### EXERCISE DETAILS
Output every line exactly as written. Leave out pictures.

** BEGIN DATA SEGMENT **

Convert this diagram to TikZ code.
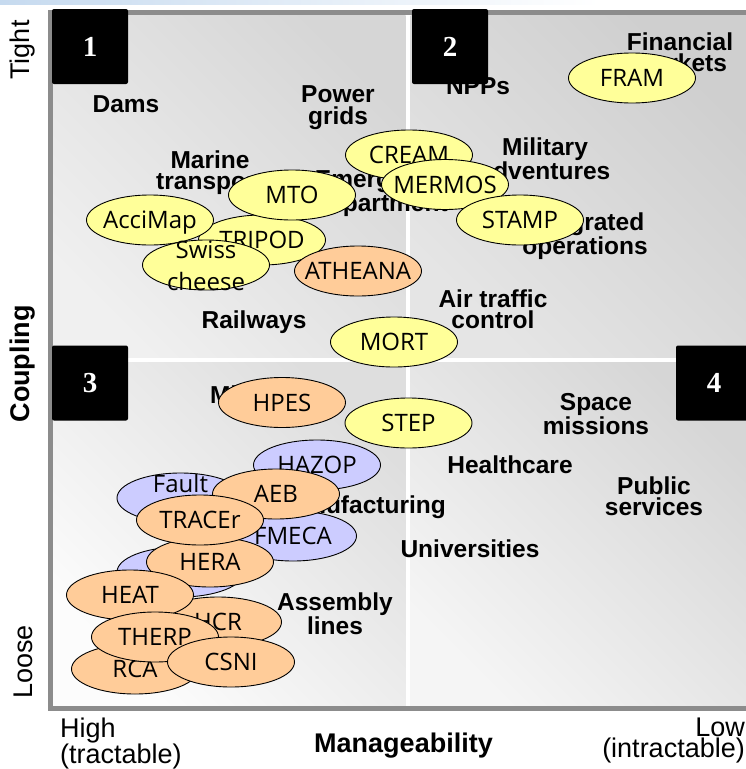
\documentclass[tikz,border=0pt]{standalone}
\usepackage{fontspec}
\setmainfont{Liberation Sans}
\newfontfamily\handfont{Open Sans}
\newfontfamily\digitfont{Liberation Serif}
\usetikzlibrary{shapes.geometric}
\definecolor{yelfill}{HTML}{FFFF99}
\definecolor{orafill}{HTML}{FFCC99}
\definecolor{blufill}{HTML}{CCCCFF}
\definecolor{framegray}{HTML}{8C8C8C}
\definecolor{topbar}{HTML}{C6DAEF}
\begin{document}
\begin{tikzpicture}[x=1pt,y=-1pt,
  dom/.style={font=\bfseries\fontsize{24.5}{21.5}\selectfont, align=center, anchor=north, inner sep=0pt},
  ell/.style={shape=ellipse, draw=black, line width=0.9pt, minimum width=127pt, minimum height=50pt, inner sep=0pt},
  yel/.style={ell, fill=yelfill},
  ora/.style={ell, fill=orafill},
  blu/.style={ell, fill=blufill},
  hand/.style={font=\handfont\fontsize{24}{24}\selectfont, text height=17pt, text depth=0pt, inner sep=0pt},
  numbox/.style={fill=black, rounded corners=2pt, minimum width=76pt, minimum height=75pt, inner sep=0pt,
    text=white, font=\digitfont\bfseries\fontsize{29}{29}\selectfont},
  axislbl/.style={font=\fontsize{27}{21}\selectfont, inner sep=0pt},
  quad/.style={shading=axis, shading angle=-45},
]
\useasboundingbox (0,0) rectangle (746,769);
\fill[white] (0,0) rectangle (746,769);
\shade[left color=topbar, right color=white] (0,0) rectangle (600,4);

% the four quadrants, lighter towards the lower left
\shade[bottom color=black!6, top color=black!16, quad] (53,15) rectangle (405.5,357.5);
\shade[bottom color=black!10, top color=black!19, quad] (410.5,15) rectangle (746,357.5);
\shade[bottom color=black!1, top color=black!13, quad] (53,362.5) rectangle (405.5,706);
\shade[bottom color=black!4, top color=black!16, quad] (410.5,362.5) rectangle (746,706);
\draw[framegray, line width=5pt] (746,12.5) -- (50.8,12.5) -- (50.8,708.5) -- (746,708.5);

% domains
\node[dom] (dams) at (126,95.5) {Dams};
\node[dom] (power) at (338,85.5) {Power\\grids};
\node[dom] (marine) at (210,150.5) {Marine\\transport};
\node[dom] (emerg) at (381,170.5) {Emergency\\department};
\node[dom] (military) at (545,137.5) {Military\\adventures};
\node[dom] (integr) at (585,212.5) {Integrated\\operations};
\node[dom] (finance) at (680,32.5) {Financial\\markets};
\node[dom] (npp) at (478,77.5) {NPPs};
\node[dom] (atc) at (493,289.5) {Air traffic\\control};
\node[dom] (rail) at (254,310.5) {Railways};
\node[dom] (mining) at (249.5,385.5) {Mining};
\node[dom] (space) at (596,393.5) {Space\\missions};
\node[dom] (health) at (510,455.5) {Healthcare};
\node[dom] (public) at (654,476.5) {Public\\services};
\node[dom, anchor=north east] (manuf) at (446,495.5) {Manufacturing};
\node[dom] (univ) at (470,539.5) {Universities};
\node[dom] (assembly) at (335,592.5) {Assembly\\lines};

% methods, upper half
\node[yel, label={[hand]center:CREAM}] (cream) at (409,155) {};
\node[yel, label={[hand]center:MERMOS}] (mermos) at (445,184.5) {};
\node[yel, label={[hand]center:STAMP}] (stamp) at (520,220) {};
\node[yel, label={[hand]center:FRAM}] (fram) at (632,78) {};
\node[yel, label={[hand]center:TRIPOD}] (tripod) at (262,240) {};
\node[yel, label={[hand]center:AcciMap}] (accimap) at (150,220) {};
\node[yel, label={[hand]center:MTO}] (mto) at (292,195) {};
\node[yel, label={[hand,yshift=15.5pt]center:Swiss}, label={[hand,yshift=-16.5pt]center:cheese}] (swiss) at (206,265) {};
\node[ora, label={[hand]center:ATHEANA}] (atheana) at (358,271) {};
\node[yel, label={[hand]center:MORT}] (mort) at (394,342) {};

% methods, lower half
\node[ora, label={[hand]center:HPES}] (hpes) at (282,402.5) {};
\node[yel, label={[hand]center:STEP}] (step) at (408.5,423) {};
\node[blu, label={[hand]center:HAZOP}] (hazop) at (317,465) {};
\node[blu, label={[hand,yshift=14pt]center:Fault}] (fault) at (180.5,498) {};
\node[blu, label={[hand]center:FMECA}] (fmeca) at (293,536) {};
\node[ora, label={[hand]center:AEB}] (aeb) at (276,494) {};
\node[blu] (hidden) at (180.5,572) {};
\node[ora, label={[hand]center:HERA}] (hera) at (210,562) {};
\node[ora, label={[hand]center:TRACEr}] (tracer) at (200,520) {};
\node[ora, label={[hand]center:HCR}] (hcr) at (218,622) {};
\node[ora, label={[hand]center:HEAT}] (heat) at (130,595) {};
\node[ora, label={[hand]center:RCA}] (rca) at (135,669) {};
\node[ora, label={[hand]center:THERP}] (therp) at (155,637) {};
\node[ora, label={[hand]center:CSNI}] (csni) at (231,662) {};

% quadrant numbers
\node[numbox] (q1) at (90,46.5) {1};
\node[numbox] (q2) at (450,46.5) {2};
\node[numbox] (q3) at (90,383) {3};
\node[numbox] (q4) at (714,383) {4};

% axes
\node[axislbl, rotate=90] (tight) at (23,50) {Tight};
\node[axislbl, rotate=90, font=\bfseries\fontsize{27}{27}\selectfont] (coupling) at (23,364) {Coupling};
\node[axislbl, rotate=90] (loose) at (23,662) {Loose};
\node[axislbl, align=left, anchor=north west] (high) at (60,718) {High\\(tractable)};
\node[axislbl, font=\bfseries\fontsize{27}{27}\selectfont, anchor=north] (manage) at (403.5,733) {Manageability};
\node[axislbl, align=right, anchor=north east] (low) at (745,718) {Low\\(intractable)};
\end{tikzpicture}
\end{document}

** END DATA SEGMENT **

### EXERCISE SOLUTION
Convert this diagram to TikZ code.
\documentclass[tikz,border=0pt]{standalone}
\usepackage{fontspec}
\setmainfont{Liberation Sans}
\newfontfamily\handfont{Open Sans}
\newfontfamily\digitfont{Liberation Serif}
\usetikzlibrary{shapes.geometric}
\definecolor{yelfill}{HTML}{FFFF99}
\definecolor{orafill}{HTML}{FFCC99}
\definecolor{blufill}{HTML}{CCCCFF}
\definecolor{framegray}{HTML}{8C8C8C}
\definecolor{topbar}{HTML}{C6DAEF}
\begin{document}
\begin{tikzpicture}[x=1pt,y=-1pt,
  dom/.style={font=\bfseries\fontsize{24.5}{21.5}\selectfont, align=center, anchor=north, inner sep=0pt},
  ell/.style={shape=ellipse, draw=black, line width=0.9pt, minimum width=127pt, minimum height=50pt, inner sep=0pt},
  yel/.style={ell, fill=yelfill},
  ora/.style={ell, fill=orafill},
  blu/.style={ell, fill=blufill},
  hand/.style={font=\handfont\fontsize{24}{24}\selectfont, text height=17pt, text depth=0pt, inner sep=0pt},
  numbox/.style={fill=black, rounded corners=2pt, minimum width=76pt, minimum height=75pt, inner sep=0pt,
    text=white, font=\digitfont\bfseries\fontsize{29}{29}\selectfont},
  axislbl/.style={font=\fontsize{27}{21}\selectfont, inner sep=0pt},
  quad/.style={shading=axis, shading angle=-45},
]
\useasboundingbox (0,0) rectangle (746,769);
\fill[white] (0,0) rectangle (746,769);
\shade[left color=topbar, right color=white] (0,0) rectangle (600,4);

% the four quadrants, lighter towards the lower left
\shade[bottom color=black!6, top color=black!16, quad] (53,15) rectangle (405.5,357.5);
\shade[bottom color=black!10, top color=black!19, quad] (410.5,15) rectangle (746,357.5);
\shade[bottom color=black!1, top color=black!13, quad] (53,362.5) rectangle (405.5,706);
\shade[bottom color=black!4, top color=black!16, quad] (410.5,362.5) rectangle (746,706);
\draw[framegray, line width=5pt] (746,12.5) -- (50.8,12.5) -- (50.8,708.5) -- (746,708.5);

% domains
\node[dom] (dams) at (126,95.5) {Dams};
\node[dom] (power) at (338,85.5) {Power\\grids};
\node[dom] (marine) at (210,150.5) {Marine\\transport};
\node[dom] (emerg) at (381,170.5) {Emergency\\department};
\node[dom] (military) at (545,137.5) {Military\\adventures};
\node[dom] (integr) at (585,212.5) {Integrated\\operations};
\node[dom] (finance) at (680,32.5) {Financial\\markets};
\node[dom] (npp) at (478,77.5) {NPPs};
\node[dom] (atc) at (493,289.5) {Air traffic\\control};
\node[dom] (rail) at (254,310.5) {Railways};
\node[dom] (mining) at (249.5,385.5) {Mining};
\node[dom] (space) at (596,393.5) {Space\\missions};
\node[dom] (health) at (510,455.5) {Healthcare};
\node[dom] (public) at (654,476.5) {Public\\services};
\node[dom, anchor=north east] (manuf) at (446,495.5) {Manufacturing};
\node[dom] (univ) at (470,539.5) {Universities};
\node[dom] (assembly) at (335,592.5) {Assembly\\lines};

% methods, upper half
\node[yel, label={[hand]center:CREAM}] (cream) at (409,155) {};
\node[yel, label={[hand]center:MERMOS}] (mermos) at (445,184.5) {};
\node[yel, label={[hand]center:STAMP}] (stamp) at (520,220) {};
\node[yel, label={[hand]center:FRAM}] (fram) at (632,78) {};
\node[yel, label={[hand]center:TRIPOD}] (tripod) at (262,240) {};
\node[yel, label={[hand]center:AcciMap}] (accimap) at (150,220) {};
\node[yel, label={[hand]center:MTO}] (mto) at (292,195) {};
\node[yel, label={[hand,yshift=15.5pt]center:Swiss}, label={[hand,yshift=-16.5pt]center:cheese}] (swiss) at (206,265) {};
\node[ora, label={[hand]center:ATHEANA}] (atheana) at (358,271) {};
\node[yel, label={[hand]center:MORT}] (mort) at (394,342) {};

% methods, lower half
\node[ora, label={[hand]center:HPES}] (hpes) at (282,402.5) {};
\node[yel, label={[hand]center:STEP}] (step) at (408.5,423) {};
\node[blu, label={[hand]center:HAZOP}] (hazop) at (317,465) {};
\node[blu, label={[hand,yshift=14pt]center:Fault}] (fault) at (180.5,498) {};
\node[blu, label={[hand]center:FMECA}] (fmeca) at (293,536) {};
\node[ora, label={[hand]center:AEB}] (aeb) at (276,494) {};
\node[blu] (hidden) at (180.5,572) {};
\node[ora, label={[hand]center:HERA}] (hera) at (210,562) {};
\node[ora, label={[hand]center:TRACEr}] (tracer) at (200,520) {};
\node[ora, label={[hand]center:HCR}] (hcr) at (218,622) {};
\node[ora, label={[hand]center:HEAT}] (heat) at (130,595) {};
\node[ora, label={[hand]center:RCA}] (rca) at (135,669) {};
\node[ora, label={[hand]center:THERP}] (therp) at (155,637) {};
\node[ora, label={[hand]center:CSNI}] (csni) at (231,662) {};

% quadrant numbers
\node[numbox] (q1) at (90,46.5) {1};
\node[numbox] (q2) at (450,46.5) {2};
\node[numbox] (q3) at (90,383) {3};
\node[numbox] (q4) at (714,383) {4};

% axes
\node[axislbl, rotate=90] (tight) at (23,50) {Tight};
\node[axislbl, rotate=90, font=\bfseries\fontsize{27}{27}\selectfont] (coupling) at (23,364) {Coupling};
\node[axislbl, rotate=90] (loose) at (23,662) {Loose};
\node[axislbl, align=left, anchor=north west] (high) at (60,718) {High\\(tractable)};
\node[axislbl, font=\bfseries\fontsize{27}{27}\selectfont, anchor=north] (manage) at (403.5,733) {Manageability};
\node[axislbl, align=right, anchor=north east] (low) at (745,718) {Low\\(intractable)};
\end{tikzpicture}
\end{document}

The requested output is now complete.